According to court documents, the company owes £2.4 million ($3 million) in taxes and social insurance to the government of Gibraltar and £16.9 million ($21 million) to other creditors. It is not clear whether the latter figure includes the money in gamblers’ accounts, which are now unlikely to be returned.
Court documents also revealed the ultimate beneficial owner of Addison Global is Trump donor Roderick Aycox, owner of Atlanta-based Select Management Resources (SMR).
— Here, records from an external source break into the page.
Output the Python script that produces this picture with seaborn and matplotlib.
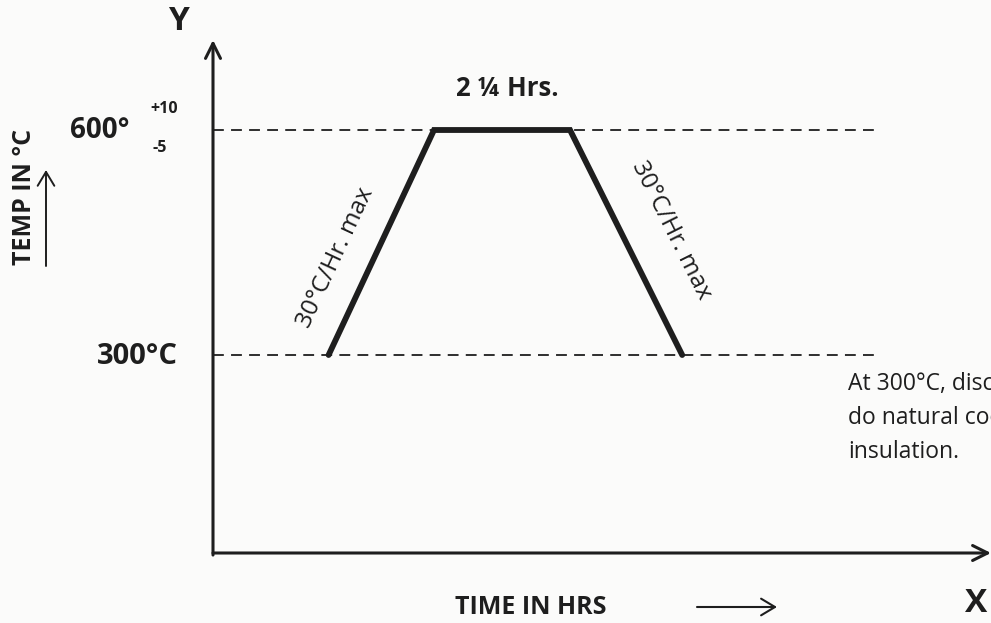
import matplotlib
matplotlib.use("Agg")
import matplotlib.pyplot as plt
import seaborn as sns
import pandas as pd

# ---- data (schematic heat-treatment cycle) ----
time_pts = [3.4, 6.5, 10.5, 13.8]        # schematic time positions
temp_pts = [300, 600, 600, 300]          # temperature, deg C
levels = [600, 300]                      # reference temperature levels
level_ends = [19.5, 19.65]               # extent of dashed guide lines
ramp_label = "30°C/Hr. max"
hold_label = "2 ¼ Hrs."
note_lines = ["At 300°C, discontinue heating and",
              "do natural cooling under",
              "insulation."]

W, H = 991, 623
sns.set_theme(style="white")
plt.rcParams['font.family'] = ['Open Sans', 'DejaVu Sans']
ink = "#1e1e1e"

fig = plt.figure(figsize=(W / 100, H / 100), dpi=100, facecolor="#fbfbfa")
ax = fig.add_axes([213 / W, (H - 553) / H, (W - 213) / W, 513 / H])
ax.set_facecolor("none")
ax.set_xlim(0, (W - 213) / 34)
ax.set_ylim(36, 720)
for s in ax.spines.values():
    s.set_visible(False)
ax.set_xticks([])
ax.set_yticks([])

df = pd.DataFrame({"time": time_pts, "temp": temp_pts})
sns.lineplot(data=df, x="time", y="temp", ax=ax, color=ink, lw=4.2,
             sort=False, solid_joinstyle="miter")

for lv, xe in zip(levels, level_ends):
    sns.lineplot(x=[0, xe], y=[lv, lv], ax=ax, color=ink, lw=1.3,
                 dashes=False, linestyle=(0, (6, 4)))
ax.set_xlabel("")
ax.set_ylabel("")

# axes arrows
ax.annotate("", xy=(0, 1.0), xytext=(0, -0.004), xycoords="axes fraction",
            arrowprops=dict(arrowstyle="->,head_length=0.9,head_width=0.45",
                            lw=2.2, color=ink, shrinkA=0, shrinkB=0))
ax.annotate("", xy=(1.0, 0.0), xytext=(0, 0.0), xycoords="axes fraction",
            arrowprops=dict(arrowstyle="->,head_length=0.9,head_width=0.45",
                            lw=2.2, color=ink, shrinkA=0, shrinkB=0))


def fx(px):
    return px / W


def fy(py):
    return 1 - py / H


fig.text(fx(178), fy(22), "Y", fontsize=24, fontweight="bold", color=ink,
         ha="center", va="center")
fig.text(fx(976), fy(603), "X", fontsize=24, fontweight="bold", color=ink,
         ha="center", va="center")
fig.text(fx(531), fy(607), "TIME IN HRS", fontsize=18, fontweight="bold",
         color=ink, ha="center", va="center")
fig.add_artist(matplotlib.patches.FancyArrowPatch(
    (fx(697), fy(607)), (fx(777), fy(607)), transform=fig.transFigure,
    arrowstyle="->,head_length=0.5,head_width=0.3", lw=1.5, color=ink,
    mutation_scale=20, shrinkA=0, shrinkB=0))

fig.text(fx(100), fy(130), "600°", fontsize=20, fontweight="bold",
         color=ink, ha="center", va="center")
fig.text(fx(164), fy(109), "+10", fontsize=11.5, fontweight="bold",
         color=ink, ha="center", va="center")
fig.text(fx(160), fy(148), "-5", fontsize=11.5, fontweight="bold",
         color=ink, ha="center", va="center")
fig.text(fx(137), fy(357), "300°C", fontsize=21, fontweight="bold",
         color=ink, ha="center", va="center")

fig.text(fx(25), fy(197), "TEMP IN °C", fontsize=18, fontweight="bold",
         color=ink, ha="center", va="center", rotation=90)
fig.add_artist(matplotlib.patches.FancyArrowPatch(
    (fx(46), fy(266)), (fx(46), fy(170)), transform=fig.transFigure,
    arrowstyle="->,head_length=0.5,head_width=0.3", lw=1.4, color=ink,
    mutation_scale=20, shrinkA=0, shrinkB=0))

fig.text(fx(507), fy(88), hold_label, fontsize=18.5, fontweight="bold",
         color=ink, ha="center", va="center")
fig.text(fx(336), fy(258), ramp_label, fontsize=17.5, color=ink,
         ha="center", va="center", rotation=65, rotation_mode="anchor")
fig.text(fx(671), fy(230), ramp_label, fontsize=17.5, color=ink,
         ha="center", va="center", rotation=-63.5, rotation_mode="anchor")

for i, line in enumerate(note_lines):
    fig.text(fx(848), fy(384 + 34 * i), line, fontsize=16.5, color=ink,
             ha="left", va="center")

fig.savefig("out.png", dpi=100, facecolor=fig.get_facecolor())
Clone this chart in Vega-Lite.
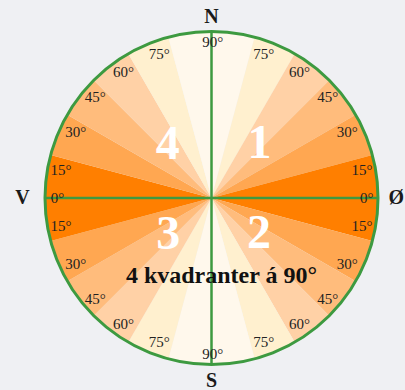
{
  "$schema": "https://vega.github.io/schema/vega-lite/v6.json",
  "autosize": {"type": "none"},
  "width": 333,
  "height": 333,
  "padding": {"left": 45, "top": 31.5, "right": 27, "bottom": 25.5},
  "background": "#eff0f3",
  "config": {"view": {"stroke": null}},
  "layer": [
    {
      "data": {"values": [
        {"a0": 0, "a1": 15, "band": 75}, {"a0": 15, "a1": 30, "band": 60}, {"a0": 30, "a1": 45, "band": 45},
        {"a0": 45, "a1": 60, "band": 30}, {"a0": 60, "a1": 75, "band": 15}, {"a0": 75, "a1": 90, "band": 0},
        {"a0": 90, "a1": 105, "band": 0}, {"a0": 105, "a1": 120, "band": 15}, {"a0": 120, "a1": 135, "band": 30},
        {"a0": 135, "a1": 150, "band": 45}, {"a0": 150, "a1": 165, "band": 60}, {"a0": 165, "a1": 180, "band": 75},
        {"a0": 180, "a1": 195, "band": 75}, {"a0": 195, "a1": 210, "band": 60}, {"a0": 210, "a1": 225, "band": 45},
        {"a0": 225, "a1": 240, "band": 30}, {"a0": 240, "a1": 255, "band": 15}, {"a0": 255, "a1": 270, "band": 0},
        {"a0": 270, "a1": 285, "band": 0}, {"a0": 285, "a1": 300, "band": 15}, {"a0": 300, "a1": 315, "band": 30},
        {"a0": 315, "a1": 330, "band": 45}, {"a0": 330, "a1": 345, "band": 60}, {"a0": 345, "a1": 360, "band": 75}
      ]},
      "mark": {"type": "arc", "outerRadius": 166.5, "stroke": null},
      "encoding": {
        "theta": {"field": "a0", "type": "quantitative", "stack": null, "scale": {"domain": [0, 360]}},
        "theta2": {"field": "a1"},
        "color": {"field": "band", "type": "ordinal", "legend": null,
          "scale": {"domain": [0, 15, 30, 45, 60, 75], "range": ["#ff7f00", "#ffa751", "#ffbc7c", "#ffd1a6", "#fff0cf", "#fff8ec"]}}
      }
    },
    {
      "data": {"values": [{"x": -1, "y": 0, "x2": 1, "y2": 0}, {"x": 0, "y": -1, "x2": 0, "y2": 1}]},
      "mark": {"type": "rule", "color": "#3d9a40", "strokeWidth": 2.5},
      "encoding": {
        "x": {"field": "x", "type": "quantitative", "scale": {"domain": [-1, 1]}, "axis": null},
        "y": {"field": "y", "type": "quantitative", "scale": {"domain": [-1, 1]}, "axis": null},
        "x2": {"field": "x2"},
        "y2": {"field": "y2"}
      }
    },
    {
      "data": {"values": [{"c": 1}]},
      "mark": {"type": "arc", "theta": 0, "theta2": 6.2832, "outerRadius": 166.5, "fill": null, "stroke": "#3d9a40", "strokeWidth": 3},
      "encoding": {}
    },
    {
      "data": {"values": [
        {"t": "90°", "ang": 0.5, "r": 0.934}, {"t": "75°", "ang": 20, "r": 0.919}, {"t": "60°", "ang": 35, "r": 0.922},
        {"t": "45°", "ang": 49, "r": 0.925}, {"t": "30°", "ang": 64, "r": 0.907}, {"t": "15°", "ang": 79.5, "r": 0.919},
        {"t": "0°", "ang": 90, "r": 0.932}, {"t": "15°", "ang": 100.5, "r": 0.919}, {"t": "30°", "ang": 116, "r": 0.907},
        {"t": "45°", "ang": 131, "r": 0.925}, {"t": "60°", "ang": 145, "r": 0.922}, {"t": "75°", "ang": 160, "r": 0.919},
        {"t": "90°", "ang": 179.5, "r": 0.934}, {"t": "75°", "ang": 200, "r": 0.919}, {"t": "60°", "ang": 215, "r": 0.922},
        {"t": "45°", "ang": 229, "r": 0.925}, {"t": "30°", "ang": 244, "r": 0.907}, {"t": "15°", "ang": 259.5, "r": 0.919},
        {"t": "0°", "ang": 270, "r": 0.925}, {"t": "15°", "ang": 280.5, "r": 0.919}, {"t": "30°", "ang": 296, "r": 0.907},
        {"t": "45°", "ang": 311, "r": 0.925}, {"t": "60°", "ang": 325, "r": 0.922}, {"t": "75°", "ang": 340, "r": 0.919}
      ]},
      "mark": {"type": "text", "font": "Liberation Serif", "fontSize": 15, "color": "#222222", "align": "center", "baseline": "middle"},
      "encoding": {
        "theta": {"field": "ang", "type": "quantitative", "stack": null, "scale": {"domain": [0, 360]}},
        "radius": {"field": "r", "type": "quantitative", "scale": {"type": "linear", "domain": [0, 1], "range": [0, 166.5], "zero": true}},
        "text": {"field": "t"}
      }
    },
    {
      "data": {"values": [
        {"t": "N", "ang": 0, "r": 1.09}, {"t": "Ø", "ang": 90, "r": 1.11},
        {"t": "S", "ang": 180, "r": 1.097}, {"t": "V", "ang": 270, "r": 1.135}
      ]},
      "mark": {"type": "text", "font": "Liberation Serif", "fontSize": 20, "fontWeight": "bold", "color": "#1a1a1a", "align": "center", "baseline": "middle"},
      "encoding": {
        "theta": {"field": "ang", "type": "quantitative", "stack": null, "scale": {"domain": [0, 360]}},
        "radius": {"field": "r", "type": "quantitative", "scale": {"type": "linear", "domain": [0, 1], "range": [0, 166.5], "zero": true}},
        "text": {"field": "t"}
      }
    },
    {
      "data": {"values": [
        {"t": "1", "ang": 41.4, "r": 0.436}, {"t": "2", "ang": 127.2, "r": 0.358},
        {"t": "3", "ang": 229.6, "r": 0.342}, {"t": "4", "ang": 320.6, "r": 0.414}
      ]},
      "mark": {"type": "text", "font": "Liberation Serif", "fontSize": 48, "fontWeight": "bold", "color": "#ffffff", "align": "center", "baseline": "middle"},
      "encoding": {
        "theta": {"field": "ang", "type": "quantitative", "stack": null, "scale": {"domain": [0, 360]}},
        "radius": {"field": "r", "type": "quantitative", "scale": {"type": "linear", "domain": [0, 1], "range": [0, 166.5], "zero": true}},
        "text": {"field": "t"}
      }
    },
    {
      "data": {"values": [{"t": "4 kvadranter á 90°", "ang": 172.7, "r": 0.472}]},
      "mark": {"type": "text", "font": "Liberation Serif", "fontSize": 24, "fontWeight": "bold", "color": "#111111", "align": "center", "baseline": "middle"},
      "encoding": {
        "theta": {"field": "ang", "type": "quantitative", "stack": null, "scale": {"domain": [0, 360]}},
        "radius": {"field": "r", "type": "quantitative", "scale": {"type": "linear", "domain": [0, 1], "range": [0, 166.5], "zero": true}},
        "text": {"field": "t"}
      }
    }
  ]
}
Aycox operates a string of payday lenders and title loan companies – where borrowers use their cars as collateral for high-interest loans — under various brands across the US, including LoanMax.
Aycox and his wife have spent millions lobbying for legislation that advances the interests of the payday loan industry in the US.
Read the Small Print
On February 19, Gibraltar’s Gambling Licensing Authority suspended the Addison Global’s operating license because it had become aware of its financial situation. The UK regulator followed suit a day later.
On Feb 22, MoPlay announced it was suspending all withdrawals “due to financial difficulties.”
It referred gamblers to clause 9 of its terms and conditions, which states:
If there was ever a situation where we became insolvent, your funds would not be considered separate to the other company assets and you may not receive all your funds back.”
Manchester United Owed £12 Million
Regulations in Gibraltar and the UK do not guarantee players will get their money back in the event of insolvency or require operators to keep player deposits in an account legally controlled by an external auditor, although some operators do this.
The regulations merely require an operator to disclose the level of protections it offers its customer in the event of insolvency.
Many of MoPlay’s customers were based in the UK and are angry at the lack of protections afforded by their country’s licensing regulations.
Meanwhile, SMR is facing a £12 million ($14.7 million) lawsuit from English soccer giant Manchester United over missed payments linked to a sponsorship deal.
MoPlay became the team’s “official betting partner” in August 2018 and SMR guaranteed the payments. But the payments dried up in early 2019, according to the Manchester United suit.